--- Information supplied ---
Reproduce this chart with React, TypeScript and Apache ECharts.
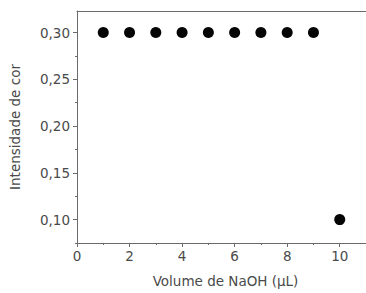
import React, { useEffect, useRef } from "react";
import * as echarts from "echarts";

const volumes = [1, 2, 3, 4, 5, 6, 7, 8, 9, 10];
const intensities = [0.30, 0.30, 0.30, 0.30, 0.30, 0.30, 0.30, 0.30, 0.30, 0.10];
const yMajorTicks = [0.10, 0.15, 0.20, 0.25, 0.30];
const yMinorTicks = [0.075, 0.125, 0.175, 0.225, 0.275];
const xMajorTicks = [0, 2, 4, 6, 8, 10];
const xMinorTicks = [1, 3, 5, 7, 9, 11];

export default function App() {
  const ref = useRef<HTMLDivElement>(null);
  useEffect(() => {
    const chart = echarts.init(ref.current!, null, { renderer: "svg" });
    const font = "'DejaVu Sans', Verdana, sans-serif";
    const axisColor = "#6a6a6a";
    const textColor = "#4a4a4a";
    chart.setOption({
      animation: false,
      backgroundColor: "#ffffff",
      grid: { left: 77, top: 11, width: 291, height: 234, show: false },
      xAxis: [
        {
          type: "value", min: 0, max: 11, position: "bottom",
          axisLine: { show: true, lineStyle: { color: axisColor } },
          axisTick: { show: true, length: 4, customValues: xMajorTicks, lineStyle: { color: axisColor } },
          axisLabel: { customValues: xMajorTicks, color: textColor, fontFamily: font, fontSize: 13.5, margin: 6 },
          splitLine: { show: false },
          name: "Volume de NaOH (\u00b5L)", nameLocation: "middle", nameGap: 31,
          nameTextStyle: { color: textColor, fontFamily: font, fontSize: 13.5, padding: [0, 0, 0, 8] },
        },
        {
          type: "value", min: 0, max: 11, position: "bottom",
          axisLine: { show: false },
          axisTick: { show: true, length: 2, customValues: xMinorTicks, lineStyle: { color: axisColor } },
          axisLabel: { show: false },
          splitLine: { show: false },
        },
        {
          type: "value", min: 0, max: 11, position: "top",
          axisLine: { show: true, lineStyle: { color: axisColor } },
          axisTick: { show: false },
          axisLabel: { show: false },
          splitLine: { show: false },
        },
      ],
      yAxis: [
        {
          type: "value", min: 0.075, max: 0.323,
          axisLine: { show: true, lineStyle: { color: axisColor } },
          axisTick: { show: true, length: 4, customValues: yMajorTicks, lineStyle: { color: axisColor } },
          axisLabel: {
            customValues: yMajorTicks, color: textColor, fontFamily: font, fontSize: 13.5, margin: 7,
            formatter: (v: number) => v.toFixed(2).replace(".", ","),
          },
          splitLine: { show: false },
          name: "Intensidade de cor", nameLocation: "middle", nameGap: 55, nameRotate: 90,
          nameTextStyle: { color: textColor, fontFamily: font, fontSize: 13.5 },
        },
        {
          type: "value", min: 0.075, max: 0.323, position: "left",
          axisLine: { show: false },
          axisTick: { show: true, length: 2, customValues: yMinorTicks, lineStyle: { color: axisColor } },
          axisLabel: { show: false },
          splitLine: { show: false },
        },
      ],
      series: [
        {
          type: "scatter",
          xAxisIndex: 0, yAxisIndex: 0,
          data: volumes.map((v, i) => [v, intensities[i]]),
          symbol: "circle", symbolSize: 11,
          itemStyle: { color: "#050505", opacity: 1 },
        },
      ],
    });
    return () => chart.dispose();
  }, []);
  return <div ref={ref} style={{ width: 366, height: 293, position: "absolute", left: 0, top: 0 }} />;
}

--- Work instructions ---
Exactly as written, return every line of the listing, but not the pictures.

--- Problem solution ---
Reproduce this chart with React, TypeScript and Apache ECharts.
import React, { useEffect, useRef } from "react";
import * as echarts from "echarts";

const volumes = [1, 2, 3, 4, 5, 6, 7, 8, 9, 10];
const intensities = [0.30, 0.30, 0.30, 0.30, 0.30, 0.30, 0.30, 0.30, 0.30, 0.10];
const yMajorTicks = [0.10, 0.15, 0.20, 0.25, 0.30];
const yMinorTicks = [0.075, 0.125, 0.175, 0.225, 0.275];
const xMajorTicks = [0, 2, 4, 6, 8, 10];
const xMinorTicks = [1, 3, 5, 7, 9, 11];

export default function App() {
  const ref = useRef<HTMLDivElement>(null);
  useEffect(() => {
    const chart = echarts.init(ref.current!, null, { renderer: "svg" });
    const font = "'DejaVu Sans', Verdana, sans-serif";
    const axisColor = "#6a6a6a";
    const textColor = "#4a4a4a";
    chart.setOption({
      animation: false,
      backgroundColor: "#ffffff",
      grid: { left: 77, top: 11, width: 291, height: 234, show: false },
      xAxis: [
        {
          type: "value", min: 0, max: 11, position: "bottom",
          axisLine: { show: true, lineStyle: { color: axisColor } },
          axisTick: { show: true, length: 4, customValues: xMajorTicks, lineStyle: { color: axisColor } },
          axisLabel: { customValues: xMajorTicks, color: textColor, fontFamily: font, fontSize: 13.5, margin: 6 },
          splitLine: { show: false },
          name: "Volume de NaOH (\u00b5L)", nameLocation: "middle", nameGap: 31,
          nameTextStyle: { color: textColor, fontFamily: font, fontSize: 13.5, padding: [0, 0, 0, 8] },
        },
        {
          type: "value", min: 0, max: 11, position: "bottom",
          axisLine: { show: false },
          axisTick: { show: true, length: 2, customValues: xMinorTicks, lineStyle: { color: axisColor } },
          axisLabel: { show: false },
          splitLine: { show: false },
        },
        {
          type: "value", min: 0, max: 11, position: "top",
          axisLine: { show: true, lineStyle: { color: axisColor } },
          axisTick: { show: false },
          axisLabel: { show: false },
          splitLine: { show: false },
        },
      ],
      yAxis: [
        {
          type: "value", min: 0.075, max: 0.323,
          axisLine: { show: true, lineStyle: { color: axisColor } },
          axisTick: { show: true, length: 4, customValues: yMajorTicks, lineStyle: { color: axisColor } },
          axisLabel: {
            customValues: yMajorTicks, color: textColor, fontFamily: font, fontSize: 13.5, margin: 7,
            formatter: (v: number) => v.toFixed(2).replace(".", ","),
          },
          splitLine: { show: false },
          name: "Intensidade de cor", nameLocation: "middle", nameGap: 55, nameRotate: 90,
          nameTextStyle: { color: textColor, fontFamily: font, fontSize: 13.5 },
        },
        {
          type: "value", min: 0.075, max: 0.323, position: "left",
          axisLine: { show: false },
          axisTick: { show: true, length: 2, customValues: yMinorTicks, lineStyle: { color: axisColor } },
          axisLabel: { show: false },
          splitLine: { show: false },
        },
      ],
      series: [
        {
          type: "scatter",
          xAxisIndex: 0, yAxisIndex: 0,
          data: volumes.map((v, i) => [v, intensities[i]]),
          symbol: "circle", symbolSize: 11,
          itemStyle: { color: "#050505", opacity: 1 },
        },
      ],
    });
    return () => chart.dispose();
  }, []);
  return <div ref={ref} style={{ width: 366, height: 293, position: "absolute", left: 0, top: 0 }} />;
}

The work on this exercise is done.